While it may seem like your child goes from zero to fit in five seconds flat, most kids experience stages of frustration or helplessness before melting down. Watch your child carefully and learn the more subtle ways he communicates that he’s feeling out of control so that you can intervene early and prevent a full on fit. When you notice the telltale signs, divert his attention to another activity that is less frustrating.
- Set Clear Limits
Even though they will test them, toddlers need and want limits. Setting limits provides structure and security for your child, helping him feel safe while he explores and preventing him from feeling out of control as he familiarizes himself with new skills and knowledge. The limits you set may frustrate your child at first, but he’ll be better off learning and testing them within the safe context of your home before facing the outside world’s many rules and limitations.
- Guide Your Child
When your child breaks a rule, offer an alternative. For example, if he hits the cat you can simply say, “Hitting the cat is not ok. Let me help you pet the cat gently instead.” Just saying “No” and leaving it at that won’t help your child progress.

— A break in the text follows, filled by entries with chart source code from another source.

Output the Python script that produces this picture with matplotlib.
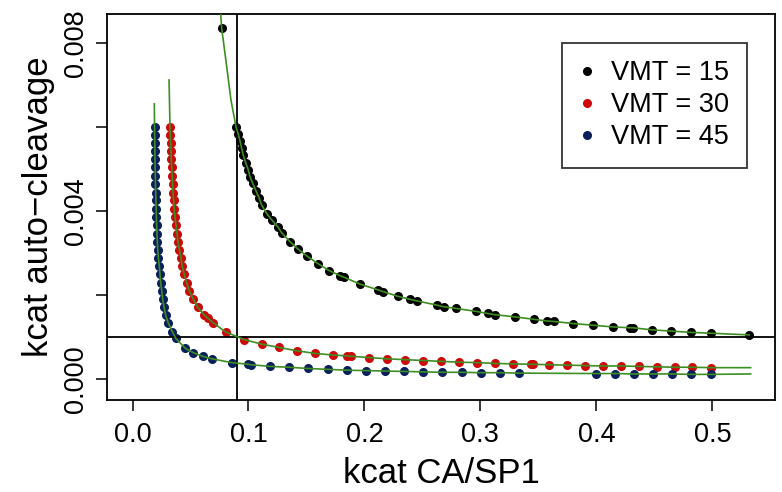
import matplotlib
matplotlib.use("Agg")
import matplotlib.pyplot as plt
from matplotlib.lines import Line2D

plt.rcParams['font.family'] = ['Liberation Sans', 'DejaVu Sans']

# ---------------- data ----------------
vmt15_x = [0.0769, 0.0892, 0.0912, 0.0927, 0.0941, 0.0955, 0.0976, 0.0998, 0.1013, 0.1036,
           0.1065, 0.1093, 0.1114, 0.1157, 0.1200, 0.1257, 0.1286, 0.1358, 0.1429, 0.1502,
           0.1602, 0.1697, 0.1789, 0.1826, 0.1961, 0.2119, 0.2162, 0.2286, 0.2389, 0.2452,
           0.2622, 0.2683, 0.2790, 0.2961, 0.3062, 0.3128, 0.3297, 0.3464, 0.3576, 0.3634,
           0.3800, 0.3972, 0.4140, 0.4289, 0.4312, 0.4478, 0.4645, 0.4815, 0.4984, 0.5317]
vmt15_y = [0.00835, 0.00601, 0.00583, 0.00567, 0.00549, 0.00533, 0.00515, 0.00498, 0.00482, 0.00466,
           0.00448, 0.00430, 0.00414, 0.00394, 0.00379, 0.00361, 0.00348, 0.00327, 0.00309, 0.00293,
           0.00274, 0.00258, 0.00246, 0.00242, 0.00226, 0.00212, 0.00208, 0.00197, 0.00190, 0.00186,
           0.00176, 0.00172, 0.00168, 0.00161, 0.00156, 0.00153, 0.00148, 0.00142, 0.00138, 0.00137,
           0.00132, 0.00128, 0.00124, 0.00122, 0.00122, 0.00117, 0.00114, 0.00111, 0.00109, 0.00105]

vmt30_x = [0.0323, 0.0326, 0.0329, 0.0332, 0.0334, 0.0338, 0.0343, 0.0346, 0.0349, 0.0355,
           0.0360, 0.0366, 0.0375, 0.0384, 0.0392, 0.0405, 0.0418, 0.0428, 0.0447, 0.0467,
           0.0490, 0.0524, 0.0562, 0.0620, 0.0650, 0.0695, 0.0803, 0.0961, 0.1114, 0.1266,
           0.1421, 0.1573, 0.1731, 0.1849, 0.1886, 0.2041, 0.2197, 0.2352, 0.2507, 0.2659,
           0.2817, 0.2972, 0.3125, 0.3283, 0.3435, 0.3455, 0.3590, 0.3748, 0.3901, 0.4053,
           0.4209, 0.4369, 0.4519, 0.4677, 0.4826, 0.4984]
vmt30_y = [0.00601, 0.00582, 0.00563, 0.00543, 0.00523, 0.00504, 0.00484, 0.00464, 0.00444, 0.00425,
           0.00405, 0.00386, 0.00366, 0.00346, 0.00327, 0.00307, 0.00288, 0.00269, 0.00249, 0.00229,
           0.00210, 0.00190, 0.00171, 0.00152, 0.00145, 0.00134, 0.00112, 0.00094, 0.00083, 0.00075,
           0.00067, 0.00061, 0.00057, 0.00055, 0.00054, 0.00051, 0.00048, 0.00046, 0.00044, 0.00042,
           0.00040, 0.00039, 0.00037, 0.00036, 0.00035, 0.00035, 0.00034, 0.00033, 0.00032, 0.00031,
           0.00031, 0.00030, 0.00029, 0.00028, 0.00028, 0.00027]

vmt45_x = [0.0190, 0.0191, 0.0192, 0.0193, 0.0194, 0.0195, 0.0197, 0.0198, 0.0200, 0.0202,
           0.0204, 0.0206, 0.0208, 0.0211, 0.0214, 0.0218, 0.0223, 0.0231, 0.0237, 0.0243,
           0.0252, 0.0260, 0.0272, 0.0286, 0.0309, 0.0343, 0.0372, 0.0456, 0.0522, 0.0604,
           0.0686, 0.0855, 0.1000, 0.1019, 0.1185, 0.1349, 0.1516, 0.1683, 0.1846, 0.2010,
           0.2177, 0.2340, 0.2507, 0.2671, 0.2838, 0.3002, 0.3168, 0.3332, 0.3993, 0.4160,
           0.4323, 0.4490, 0.4653, 0.4817, 0.4984]
vmt45_y = [0.00601, 0.00582, 0.00563, 0.00543, 0.00523, 0.00504, 0.00484, 0.00464, 0.00444, 0.00425,
           0.00405, 0.00386, 0.00366, 0.00346, 0.00327, 0.00307, 0.00288, 0.00269, 0.00249, 0.00229,
           0.00210, 0.00190, 0.00171, 0.00152, 0.00133, 0.00113, 0.00097, 0.00073, 0.00063, 0.00054,
           0.00048, 0.00039, 0.00035, 0.00034, 0.00030, 0.00028, 0.00025, 0.00023, 0.00021, 0.00020,
           0.00019, 0.00018, 0.00017, 0.00016, 0.00016, 0.00015, 0.00015, 0.00014, 0.00013, 0.00013,
           0.00012, 0.00012, 0.00012, 0.00011, 0.00011]

# fitted (green) curves: extra pieces beyond the points
fit15_head_x = [0.0760, 0.0769, 0.0812, 0.0849]
fit15_head_y = [0.00870, 0.00835, 0.00744, 0.00664]
fit15_tail_x = []
fit15_tail_y = []
fit30_head_x = [0.0315]
fit30_head_y = [0.00712]
fit30_tail_x = [0.5330]
fit30_tail_y = [0.00027]
fit45_head_x = [0.0188]
fit45_head_y = [0.00655]
fit45_tail_x = [0.5330]
fit45_tail_y = [0.00012]

labels = ["VMT = 15", "VMT = 30", "VMT = 45"]
colors = ["#000000", "#cc0a0a", "#0a1f5c"]
green = "#3e8e22"

vline_x = 0.09
hline_y = 0.001

xticks = [0.0, 0.1, 0.2, 0.3, 0.4, 0.5]
xticklabels = ["0.0", "0.1", "0.2", "0.3", "0.4", "0.5"]
yticks = [0.000, 0.002, 0.004, 0.006, 0.008]
yticklabels = ["0.000", "", "0.004", "", "0.008"]

# ---------------- figure ----------------
fig = plt.figure(figsize=(7.82, 4.92), dpi=100)
ax = fig.add_axes([107 / 782, 1 - 400 / 492, (775 - 107) / 782, (400 - 14) / 492])

series = [(vmt15_x, vmt15_y, fit15_head_x, fit15_head_y, fit15_tail_x, fit15_tail_y),
          (vmt30_x, vmt30_y, fit30_head_x, fit30_head_y, fit30_tail_x, fit30_tail_y),
          (vmt45_x, vmt45_y, fit45_head_x, fit45_head_y, fit45_tail_x, fit45_tail_y)]

for (sx, sy, hx, hy, tx, ty), c in zip(series, colors):
    ax.plot(sx, sy, linestyle="none", marker="o", ms=5.5, mfc=c, mec=c, zorder=2)

ax.axvline(vline_x, color="black", lw=1.3, zorder=3)
ax.axhline(hline_y, color="black", lw=1.3, zorder=3)

for (sx, sy, hx, hy, tx, ty), c in zip(series, colors):
    pts = sorted(zip(list(sx) + list(hx) + list(tx), list(sy) + list(hy) + list(ty)))
    lx = [p[0] for p in pts]
    ly = [p[1] for p in pts]
    ax.plot(lx, ly, color=green, lw=1.2, zorder=4)

ax.set_xlim(-0.022, 0.554)
ax.set_ylim(-0.0005, 0.00869)

ax.set_xticks(xticks)
ax.set_xticklabels(xticklabels)
ax.set_yticks(yticks)
ax.set_yticklabels(yticklabels, rotation=90, va="center")

ax.tick_params(axis="both", direction="out", length=8, width=1.1, labelsize=19.5, colors="black")
ax.tick_params(axis="x", pad=8)
ax.tick_params(axis="y", pad=5)

for s in ax.spines.values():
    s.set_linewidth(1.3)
    s.set_color("black")

ax.set_xlabel("kcat CA/SP1", fontsize=25, labelpad=6)
ax.set_ylabel("kcat auto\u2212cleavage", fontsize=25, labelpad=6)

handles = [Line2D([], [], linestyle="none", marker="o", ms=5.5, mfc=c, mec=c) for c in colors]
leg = ax.legend(handles, labels, loc="upper right", bbox_to_anchor=(0.9577, 0.9257),
                borderaxespad=0, fontsize=19.5, frameon=True, fancybox=False,
                handlelength=0.6, handletextpad=0.6, labelspacing=0.23,
                borderpad=0.64)
leg.get_frame().set_edgecolor("black")
leg.get_frame().set_linewidth(1.3)

fig.savefig("out.png", dpi=100)
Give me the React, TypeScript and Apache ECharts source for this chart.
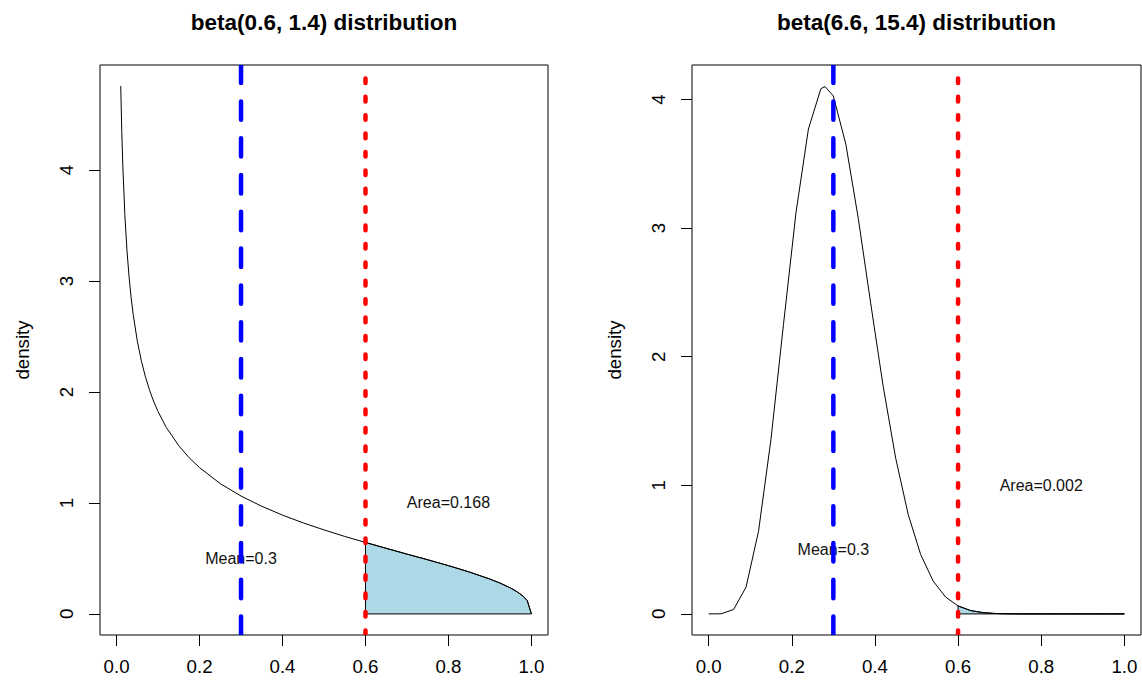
import React, { useEffect, useRef } from "react";
import * as echarts from "echarts";

// ---- data ----
const leftX = [0.01, 0.0125, 0.015, 0.02, 0.025, 0.03, 0.035, 0.04, 0.05, 0.06, 0.07, 0.08, 0.09, 0.1, 0.12, 0.15, 0.175, 0.2, 0.25, 0.3, 0.35, 0.4, 0.45, 0.5, 0.55, 0.6, 0.65, 0.7, 0.75, 0.8, 0.85, 0.9, 0.925, 0.95, 0.96, 0.97, 0.98, 0.99, 1.0];
const leftY = [4.756, 4.346, 4.036, 3.59, 3.277, 3.04, 2.852, 2.698, 2.457, 2.275, 2.13, 2.01, 1.909, 1.823, 1.679, 1.515, 1.407, 1.318, 1.174, 1.062, 0.97, 0.89, 0.82, 0.757, 0.698, 0.644, 0.591, 0.539, 0.488, 0.435, 0.378, 0.314, 0.277, 0.233, 0.212, 0.188, 0.16, 0.12, 0];

const rightX = [0, 0.03, 0.06, 0.09, 0.12, 0.15, 0.18, 0.21, 0.24, 0.27, 0.28, 0.3, 0.33, 0.36, 0.39, 0.42, 0.45, 0.48, 0.51, 0.54, 0.57, 0.6, 0.63, 0.66, 0.69, 0.72, 0.75, 0.78, 0.81, 0.84, 0.87, 0.9, 0.93, 0.96, 0.99, 1.0];
const rightY = [0, 0.001, 0.034, 0.208, 0.642, 1.359, 2.249, 3.117, 3.77, 4.084, 4.1, 4.027, 3.653, 3.075, 2.411, 1.766, 1.21, 0.774, 0.462, 0.256, 0.131, 0.062, 0.026, 0.01, 0.003, 0.001, 0, 0, 0, 0, 0, 0, 0, 0, 0, 0];

const xTicks = [0, 0.2, 0.4, 0.6, 0.8, 1.0];
const leftYTicks = [0, 1, 2, 3, 4];
const rightYTicks = [0, 1, 2, 3, 4];

const titles = ["beta(0.6, 1.4) distribution", "beta(6.6, 15.4) distribution"];
const meanValue = 0.3;
const cutValue = 0.6;
const areaLabels = ["Area=0.168", "Area=0.002"];
const meanLabel = "Mean=0.3";

const FONT = '"Liberation Sans", Arial, Helvetica, sans-serif';

export default function App() {
  const ref = useRef<HTMLDivElement>(null);

  useEffect(() => {
    if (!ref.current) return;
    const chart = echarts.init(ref.current, undefined, { renderer: "svg" });

    const yRanges = [
      [-0.19, 4.946],
      [-0.164, 4.268],
    ];
    const curves = [
      { xs: leftX, ys: leftY },
      { xs: rightX, ys: rightY },
    ];

    const xAxes: any[] = [0, 1].map((i) => ({
      gridIndex: i,
      type: "value",
      position: "bottom",
      min: -0.04,
      max: 1.04,
      axisLine: { show: false, onZero: false },
      splitLine: { show: false },
      axisTick: {
        show: true,
        inside: false,
        length: 11,
        customValues: xTicks,
        lineStyle: { color: "#000", width: 1 },
      },
      axisLabel: {
        customValues: xTicks,
        formatter: (v: number) => v.toFixed(1),
        fontSize: 18.7,
        fontFamily: FONT,
        color: "#000",
        margin: 22,
      },
    }));

    const yAxes: any[] = [0, 1].map((i) => ({
      gridIndex: i,
      type: "value",
      position: "left",
      min: yRanges[i][0],
      max: yRanges[i][1],
      axisLine: { show: false, onZero: false },
      splitLine: { show: false },
      axisTick: {
        show: true,
        inside: false,
        length: 11,
        customValues: i === 0 ? leftYTicks : rightYTicks,
        lineStyle: { color: "#000", width: 1 },
      },
      axisLabel: {
        customValues: i === 0 ? leftYTicks : rightYTicks,
        formatter: (v: number) => String(Math.round(v)),
        rotate: 90,
        fontSize: 18.7,
        fontFamily: FONT,
        color: "#000",
        margin: 24,
      },
    }));

    const series: any[] = [];
    [0, 1].forEach((i) => {
      const c = curves[i];
      const yMin = yRanges[i][0];
      const yMax = yRanges[i][1];
      // shaded area beyond cut
      const sx: number[] = [];
      const sy: number[] = [];
      c.xs.forEach((x, k) => {
        if (x >= cutValue - 1e-9) {
          sx.push(x);
          sy.push(c.ys[k]);
        }
      });
      series.push({
        type: "custom",
        xAxisIndex: i,
        yAxisIndex: i,
        data: [0],
        z: 1,
        silent: true,
        renderItem: (_p: any, api: any) => {
          const pts = sx.map((x, k) => api.coord([x, sy[k]]));
          pts.push(api.coord([sx[sx.length - 1], 0]));
          pts.push(api.coord([sx[0], 0]));
          return {
            type: "polygon",
            shape: { points: pts },
            style: { fill: "#ADD8E6", stroke: "#000", lineWidth: 1 },
          };
        },
      });
      // density curve
      series.push({
        type: "line",
        xAxisIndex: i,
        yAxisIndex: i,
        data: c.xs.map((x, k) => [x, c.ys[k]]),
        showSymbol: false,
        symbol: "none",
        lineStyle: { color: "#000", width: 1 },
        z: 2,
        silent: true,
      });
      // texts
      const texts = [
        { x: meanValue, y: 0.5, t: meanLabel },
        { x: 0.8, y: 1.0, t: areaLabels[i] },
      ];
      series.push({
        type: "custom",
        xAxisIndex: i,
        yAxisIndex: i,
        data: texts.map((_, k) => k),
        z: 3,
        silent: true,
        renderItem: (params: any, api: any) => {
          const d = texts[params.dataIndex];
          const p = api.coord([d.x, d.y]);
          return {
            type: "text",
            x: p[0],
            y: p[1],
            style: {
              text: d.t,
              fill: "#111",
              font: `16px ${FONT}`,
              align: "center",
              verticalAlign: "middle",
              textAlign: "center",
              textVerticalAlign: "middle",
            },
          };
        },
      });
      // vertical lines
      const vlines = [
        { x: meanValue, color: "#0000FF", dash: [18.4, 18.4] },
        { x: cutValue, color: "#FF0000", dash: [4.6, 13.8] },
      ];
      series.push({
        type: "custom",
        xAxisIndex: i,
        yAxisIndex: i,
        data: vlines.map((_, k) => k),
        z: 4,
        clip: true,
        silent: true,
        renderItem: (params: any, api: any) => {
          const v = vlines[params.dataIndex];
          const a = api.coord([v.x, yMin]);
          const b = api.coord([v.x, yMax]);
          return {
            type: "line",
            shape: { x1: a[0], y1: a[1], x2: b[0], y2: b[1] },
            style: {
              stroke: v.color,
              lineWidth: 4.5,
              lineDash: v.dash,
              lineCap: "round",
            },
          };
        },
      });
    });

    const centers = [324, 916.5];
    const graphic: any[] = [];
    [0, 1].forEach((i) => {
      graphic.push({
        type: "text",
        x: centers[i],
        y: 22,
        style: {
          text: titles[i],
          font: `bold 22.5px ${FONT}`,
          fill: "#000",
          align: "center",
          verticalAlign: "middle",
          textAlign: "center",
          textVerticalAlign: "middle",
        },
      });
      graphic.push({
        type: "text",
        x: 22 + i * 592,
        y: 350,
        rotation: Math.PI / 2,
        style: {
          text: "density",
          font: `18.7px ${FONT}`,
          fill: "#000",
          align: "center",
          verticalAlign: "middle",
          textAlign: "center",
          textVerticalAlign: "middle",
        },
      });
    });

    chart.setOption({
      animation: false,
      backgroundColor: "#fff",
      grid: [
        { left: 100, top: 65, width: 448, height: 570, show: true, borderColor: "#000", borderWidth: 1, backgroundColor: "transparent" },
        { left: 692, top: 65, width: 449, height: 570, show: true, borderColor: "#000", borderWidth: 1, backgroundColor: "transparent" },
      ],
      xAxis: xAxes,
      yAxis: yAxes,
      series,
      graphic,
    });

    return () => chart.dispose();
  }, []);

  return (
    <div
      ref={ref}
      style={{ position: "fixed", left: 0, top: 0, width: 1142, height: 680 }}
    />
  );
}
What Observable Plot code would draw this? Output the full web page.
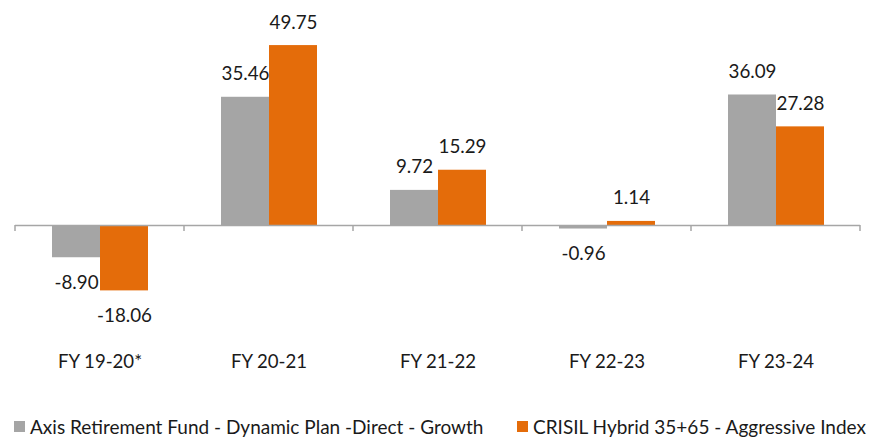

- When All Else Fails, Stay Calm
If, despite your best parenting efforts, your child starts throwing a mega-fit, take a moment before stepping in. Center yourself and take a deep breath. Speak quietly and calmly to your child and listen. Try to put yourself in his shoes to understand what he’s going through. Keeping your cool will help you get to the bottom of his frustration and diffuse the situation much quicker than yelling, which will only scare your child and raise your blood pressure.
The toddler years are undoubtedly challenging, but by creating a healthy disciplinary dynamic you and your toddler will enjoy your time together much more.